--- START ---

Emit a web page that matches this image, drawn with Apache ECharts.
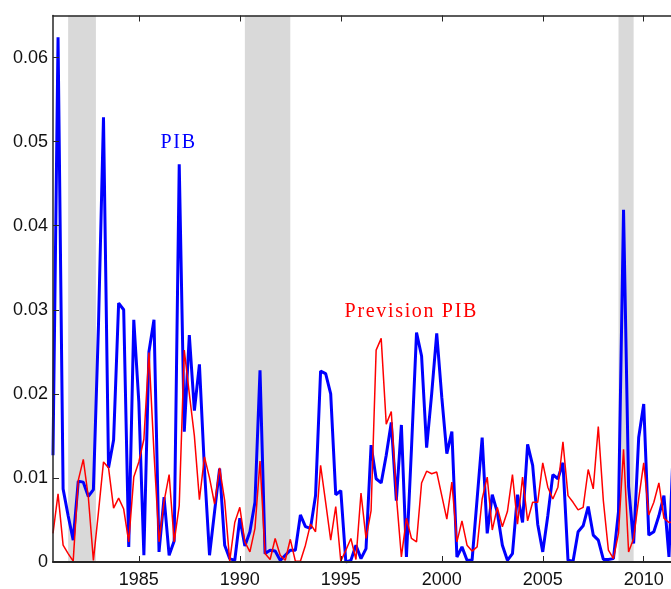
<!DOCTYPE html>
<html>
<head>
<meta charset="utf-8">
<script src="https://cdn.jsdelivr.net/npm/echarts@6/dist/echarts.min.js"></script>
<style>
  html, body { margin: 0; padding: 0; background: #fff; }
  #main { width: 671px; height: 589px; }
</style>
</head>
<body>
<div id="main"></div>
<script>
// trimestres depuis 1980T4
var startYear = 1980.75;
var endYear = 2011.35; // la figure est coupee a droite

// PIB (bleu)
var pib = [
  0.0127, 0.0624, 0.0087, 0.0055, 0.0026, 0.0096, 0.0095, 0.0078, 0.0086, 0.0280,
  0.0529, 0.0112, 0.0145, 0.0308, 0.0300, 0.0018, 0.0288, 0.0190, 0.0008, 0.0250,
  0.0288, 0.0012, 0.0077, 0.0008, 0.0025, 0.0473, 0.0155, 0.0270, 0.0180, 0.0235,
  0.0110, 0.0008, 0.0060, 0.0111, 0.0020, 0.0004, 0.0002, 0.0052, 0.0019, 0.0036,
  0.0071, 0.0228, 0.0010, 0.0014, 0.0013, 0.0002, 0.0008, 0.0014, 0.0014, 0.0056,
  0.0042, 0.0040, 0.0079, 0.0227, 0.0224, 0.0200, 0.0080, 0.0085, 0.0000, 0.0002,
  0.0020, 0.0004, 0.0016, 0.0139, 0.0099, 0.0094, 0.0127, 0.0166, 0.0073, 0.0163,
  0.0006, 0.0135, 0.0273, 0.0245, 0.0136, 0.0200, 0.0272, 0.0196, 0.0129, 0.0155,
  0.0006, 0.0018, 0.0002, 0.0002, 0.0075, 0.0148, 0.0034, 0.0080, 0.0059, 0.0020,
  0.0002, 0.0010, 0.0080, 0.0047, 0.0140, 0.0115, 0.0045, 0.0012, 0.0055, 0.0104,
  0.0099, 0.0118, 0.0002, 0.0001, 0.0036, 0.0043, 0.0066, 0.0032, 0.0026, 0.0003,
  0.0003, 0.0004, 0.0060, 0.0419, 0.0090, 0.0022, 0.0148, 0.0188, 0.0032, 0.0036,
  0.0055, 0.0079, 0.0006, 0.0160
];

// Prevision PIB (rouge)
var prevision = [
  0.0034, 0.0081, 0.0020, 0.0010, 0.0001, 0.0097, 0.0122, 0.0077, 0.0002, 0.0059,
  0.0119, 0.0112, 0.0064, 0.0076, 0.0063, 0.0024, 0.0101, 0.0119, 0.0146, 0.0249,
  0.0130, 0.0024, 0.0072, 0.0104, 0.0024, 0.0067, 0.0252, 0.0200, 0.0150, 0.0074,
  0.0125, 0.0100, 0.0069, 0.0112, 0.0073, 0.0001, 0.0047, 0.0065, 0.0024, 0.0012,
  0.0040, 0.0120, 0.0010, 0.0003, 0.0028, 0.0008, 0.0002, 0.0027, 0.0001, 0.0001,
  0.0020, 0.0045, 0.0036, 0.0115, 0.0071, 0.0026, 0.0066, 0.0001, 0.0014, 0.0028,
  0.0003, 0.0082, 0.0028, 0.0061, 0.0252, 0.0266, 0.0164, 0.0179, 0.0079, 0.0006,
  0.0052, 0.0028, 0.0024, 0.0094, 0.0108, 0.0105, 0.0107, 0.0079, 0.0051, 0.0095,
  0.0024, 0.0049, 0.0020, 0.0013, 0.0018, 0.0075, 0.0101, 0.0038, 0.0065, 0.0042,
  0.0060, 0.0104, 0.0045, 0.0101, 0.0049, 0.0071, 0.0071, 0.0118, 0.0089, 0.0075,
  0.0089, 0.0143, 0.0079, 0.0071, 0.0062, 0.0065, 0.0110, 0.0087, 0.0161, 0.0073,
  0.0014, 0.0004, 0.0034, 0.0134, 0.0012, 0.0028, 0.0075, 0.0118, 0.0056, 0.0071,
  0.0094, 0.0052, 0.0047, 0.0048
];

// recessions (zones grises)
var recessions = [[1981.5, 1982.875], [1990.25, 1992.5], [2008.75, 2009.5]];

var yearTicks = [1985, 1990, 1995, 2000, 2005, 2010];
var valueTicks = [0, 0.01, 0.02, 0.03, 0.04, 0.05, 0.06];

// position des textes
var pibLabelAt = [1986.93, 0.0499];
var prevLabelAt = [1998.45, 0.0298];

var dates = [];
for (var i = 0; i < pib.length; i++) {
  dates.push(startYear + 0.25 * i);
}

function pairs(vals) {
  return vals.map(function (v, i) { return [dates[i], v]; });
}

function spaced(s) {
  return s.split('').join('\u200a');
}

var chart = echarts.init(document.getElementById('main'), null, { renderer: 'canvas' });

var axisColor = '#262626';

chart.setOption({
  animation: false,
  backgroundColor: '#fff',
  grid: { left: 53, top: 15.5, right: 0, bottom: 25.7 },
  xAxis: [{
    type: 'value',
    min: startYear,
    max: endYear,
    z: 5,
    axisLine: { show: true, onZero: false, lineStyle: { color: axisColor, width: 2 } },
    axisTick: { show: true, inside: true, length: 6, customValues: yearTicks, lineStyle: { color: axisColor } },
    axisLabel: {
      customValues: yearTicks, color: '#111', fontFamily: 'Liberation Sans', fontSize: 18, margin: 9,
      formatter: function (v) { return String(v); }
    },
    splitLine: { show: false }
  }, {
    type: 'value',
    position: 'top',
    min: startYear,
    max: endYear,
    z: 5,
    axisLine: { show: true, onZero: false, lineStyle: { color: axisColor, width: 1.5 } },
    axisTick: { show: true, inside: true, length: 6, customValues: yearTicks, lineStyle: { color: axisColor } },
    axisLabel: { show: false },
    splitLine: { show: false }
  }],
  yAxis: {
    type: 'value',
    min: 0,
    max: 0.065,
    z: 5,
    axisLine: { show: true, lineStyle: { color: axisColor, width: 1.5 } },
    axisTick: { show: true, inside: true, length: 6, customValues: valueTicks, lineStyle: { color: axisColor } },
    axisLabel: {
      customValues: valueTicks, color: '#111', fontFamily: 'Liberation Sans', fontSize: 18, margin: 5,
      formatter: function (v) { return String(+v.toFixed(2)); }
    },
    splitLine: { show: false }
  },
  series: [{
    name: 'recessions',
    type: 'line',
    data: [],
    z: 1,
    markArea: {
      silent: true,
      itemStyle: { color: '#d9d9d9', opacity: 1 },
      data: recessions.map(function (r) { return [{ xAxis: r[0] }, { xAxis: r[1] }]; })
    }
  }, {
    name: 'PIB',
    type: 'line',
    data: pairs(pib),
    showSymbol: false,
    symbol: 'none',
    z: 2,
    lineStyle: { color: '#0000ff', width: 3 },
    markPoint: {
      symbol: 'circle',
      symbolSize: 0,
      silent: true,
      label: { show: true, position: 'inside', formatter: '{b}', color: '#0000ff', fontFamily: 'Liberation Serif', fontSize: 20 },
      data: [{ name: spaced('PIB'), coord: pibLabelAt }]
    }
  }, {
    name: 'Prevision PIB',
    type: 'line',
    data: pairs(prevision),
    showSymbol: false,
    symbol: 'none',
    z: 3,
    lineStyle: { color: '#ff0000', width: 1.5 },
    markPoint: {
      symbol: 'circle',
      symbolSize: 0,
      silent: true,
      label: { show: true, position: 'inside', formatter: '{b}', color: '#ff0000', fontFamily: 'Liberation Serif', fontSize: 20 },
      data: [{ name: spaced('Prevision PIB'), coord: prevLabelAt }]
    }
  }]
});
</script>
</body>
</html>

--- END ---

• **Goal**:
Reproduce every line precisely as given, omitting all pictures.

• **Answer to the problem**:
Emit a web page that matches this image, drawn with Apache ECharts.
<!DOCTYPE html>
<html>
<head>
<meta charset="utf-8">
<script src="https://cdn.jsdelivr.net/npm/echarts@6/dist/echarts.min.js"></script>
<style>
  html, body { margin: 0; padding: 0; background: #fff; }
  #main { width: 671px; height: 589px; }
</style>
</head>
<body>
<div id="main"></div>
<script>
// trimestres depuis 1980T4
var startYear = 1980.75;
var endYear = 2011.35; // la figure est coupee a droite

// PIB (bleu)
var pib = [
  0.0127, 0.0624, 0.0087, 0.0055, 0.0026, 0.0096, 0.0095, 0.0078, 0.0086, 0.0280,
  0.0529, 0.0112, 0.0145, 0.0308, 0.0300, 0.0018, 0.0288, 0.0190, 0.0008, 0.0250,
  0.0288, 0.0012, 0.0077, 0.0008, 0.0025, 0.0473, 0.0155, 0.0270, 0.0180, 0.0235,
  0.0110, 0.0008, 0.0060, 0.0111, 0.0020, 0.0004, 0.0002, 0.0052, 0.0019, 0.0036,
  0.0071, 0.0228, 0.0010, 0.0014, 0.0013, 0.0002, 0.0008, 0.0014, 0.0014, 0.0056,
  0.0042, 0.0040, 0.0079, 0.0227, 0.0224, 0.0200, 0.0080, 0.0085, 0.0000, 0.0002,
  0.0020, 0.0004, 0.0016, 0.0139, 0.0099, 0.0094, 0.0127, 0.0166, 0.0073, 0.0163,
  0.0006, 0.0135, 0.0273, 0.0245, 0.0136, 0.0200, 0.0272, 0.0196, 0.0129, 0.0155,
  0.0006, 0.0018, 0.0002, 0.0002, 0.0075, 0.0148, 0.0034, 0.0080, 0.0059, 0.0020,
  0.0002, 0.0010, 0.0080, 0.0047, 0.0140, 0.0115, 0.0045, 0.0012, 0.0055, 0.0104,
  0.0099, 0.0118, 0.0002, 0.0001, 0.0036, 0.0043, 0.0066, 0.0032, 0.0026, 0.0003,
  0.0003, 0.0004, 0.0060, 0.0419, 0.0090, 0.0022, 0.0148, 0.0188, 0.0032, 0.0036,
  0.0055, 0.0079, 0.0006, 0.0160
];

// Prevision PIB (rouge)
var prevision = [
  0.0034, 0.0081, 0.0020, 0.0010, 0.0001, 0.0097, 0.0122, 0.0077, 0.0002, 0.0059,
  0.0119, 0.0112, 0.0064, 0.0076, 0.0063, 0.0024, 0.0101, 0.0119, 0.0146, 0.0249,
  0.0130, 0.0024, 0.0072, 0.0104, 0.0024, 0.0067, 0.0252, 0.0200, 0.0150, 0.0074,
  0.0125, 0.0100, 0.0069, 0.0112, 0.0073, 0.0001, 0.0047, 0.0065, 0.0024, 0.0012,
  0.0040, 0.0120, 0.0010, 0.0003, 0.0028, 0.0008, 0.0002, 0.0027, 0.0001, 0.0001,
  0.0020, 0.0045, 0.0036, 0.0115, 0.0071, 0.0026, 0.0066, 0.0001, 0.0014, 0.0028,
  0.0003, 0.0082, 0.0028, 0.0061, 0.0252, 0.0266, 0.0164, 0.0179, 0.0079, 0.0006,
  0.0052, 0.0028, 0.0024, 0.0094, 0.0108, 0.0105, 0.0107, 0.0079, 0.0051, 0.0095,
  0.0024, 0.0049, 0.0020, 0.0013, 0.0018, 0.0075, 0.0101, 0.0038, 0.0065, 0.0042,
  0.0060, 0.0104, 0.0045, 0.0101, 0.0049, 0.0071, 0.0071, 0.0118, 0.0089, 0.0075,
  0.0089, 0.0143, 0.0079, 0.0071, 0.0062, 0.0065, 0.0110, 0.0087, 0.0161, 0.0073,
  0.0014, 0.0004, 0.0034, 0.0134, 0.0012, 0.0028, 0.0075, 0.0118, 0.0056, 0.0071,
  0.0094, 0.0052, 0.0047, 0.0048
];

// recessions (zones grises)
var recessions = [[1981.5, 1982.875], [1990.25, 1992.5], [2008.75, 2009.5]];

var yearTicks = [1985, 1990, 1995, 2000, 2005, 2010];
var valueTicks = [0, 0.01, 0.02, 0.03, 0.04, 0.05, 0.06];

// position des textes
var pibLabelAt = [1986.93, 0.0499];
var prevLabelAt = [1998.45, 0.0298];

var dates = [];
for (var i = 0; i < pib.length; i++) {
  dates.push(startYear + 0.25 * i);
}

function pairs(vals) {
  return vals.map(function (v, i) { return [dates[i], v]; });
}

function spaced(s) {
  return s.split('').join('\u200a');
}

var chart = echarts.init(document.getElementById('main'), null, { renderer: 'canvas' });

var axisColor = '#262626';

chart.setOption({
  animation: false,
  backgroundColor: '#fff',
  grid: { left: 53, top: 15.5, right: 0, bottom: 25.7 },
  xAxis: [{
    type: 'value',
    min: startYear,
    max: endYear,
    z: 5,
    axisLine: { show: true, onZero: false, lineStyle: { color: axisColor, width: 2 } },
    axisTick: { show: true, inside: true, length: 6, customValues: yearTicks, lineStyle: { color: axisColor } },
    axisLabel: {
      customValues: yearTicks, color: '#111', fontFamily: 'Liberation Sans', fontSize: 18, margin: 9,
      formatter: function (v) { return String(v); }
    },
    splitLine: { show: false }
  }, {
    type: 'value',
    position: 'top',
    min: startYear,
    max: endYear,
    z: 5,
    axisLine: { show: true, onZero: false, lineStyle: { color: axisColor, width: 1.5 } },
    axisTick: { show: true, inside: true, length: 6, customValues: yearTicks, lineStyle: { color: axisColor } },
    axisLabel: { show: false },
    splitLine: { show: false }
  }],
  yAxis: {
    type: 'value',
    min: 0,
    max: 0.065,
    z: 5,
    axisLine: { show: true, lineStyle: { color: axisColor, width: 1.5 } },
    axisTick: { show: true, inside: true, length: 6, customValues: valueTicks, lineStyle: { color: axisColor } },
    axisLabel: {
      customValues: valueTicks, color: '#111', fontFamily: 'Liberation Sans', fontSize: 18, margin: 5,
      formatter: function (v) { return String(+v.toFixed(2)); }
    },
    splitLine: { show: false }
  },
  series: [{
    name: 'recessions',
    type: 'line',
    data: [],
    z: 1,
    markArea: {
      silent: true,
      itemStyle: { color: '#d9d9d9', opacity: 1 },
      data: recessions.map(function (r) { return [{ xAxis: r[0] }, { xAxis: r[1] }]; })
    }
  }, {
    name: 'PIB',
    type: 'line',
    data: pairs(pib),
    showSymbol: false,
    symbol: 'none',
    z: 2,
    lineStyle: { color: '#0000ff', width: 3 },
    markPoint: {
      symbol: 'circle',
      symbolSize: 0,
      silent: true,
      label: { show: true, position: 'inside', formatter: '{b}', color: '#0000ff', fontFamily: 'Liberation Serif', fontSize: 20 },
      data: [{ name: spaced('PIB'), coord: pibLabelAt }]
    }
  }, {
    name: 'Prevision PIB',
    type: 'line',
    data: pairs(prevision),
    showSymbol: false,
    symbol: 'none',
    z: 3,
    lineStyle: { color: '#ff0000', width: 1.5 },
    markPoint: {
      symbol: 'circle',
      symbolSize: 0,
      silent: true,
      label: { show: true, position: 'inside', formatter: '{b}', color: '#ff0000', fontFamily: 'Liberation Serif', fontSize: 20 },
      data: [{ name: spaced('Prevision PIB'), coord: prevLabelAt }]
    }
  }]
});
</script>
</body>
</html>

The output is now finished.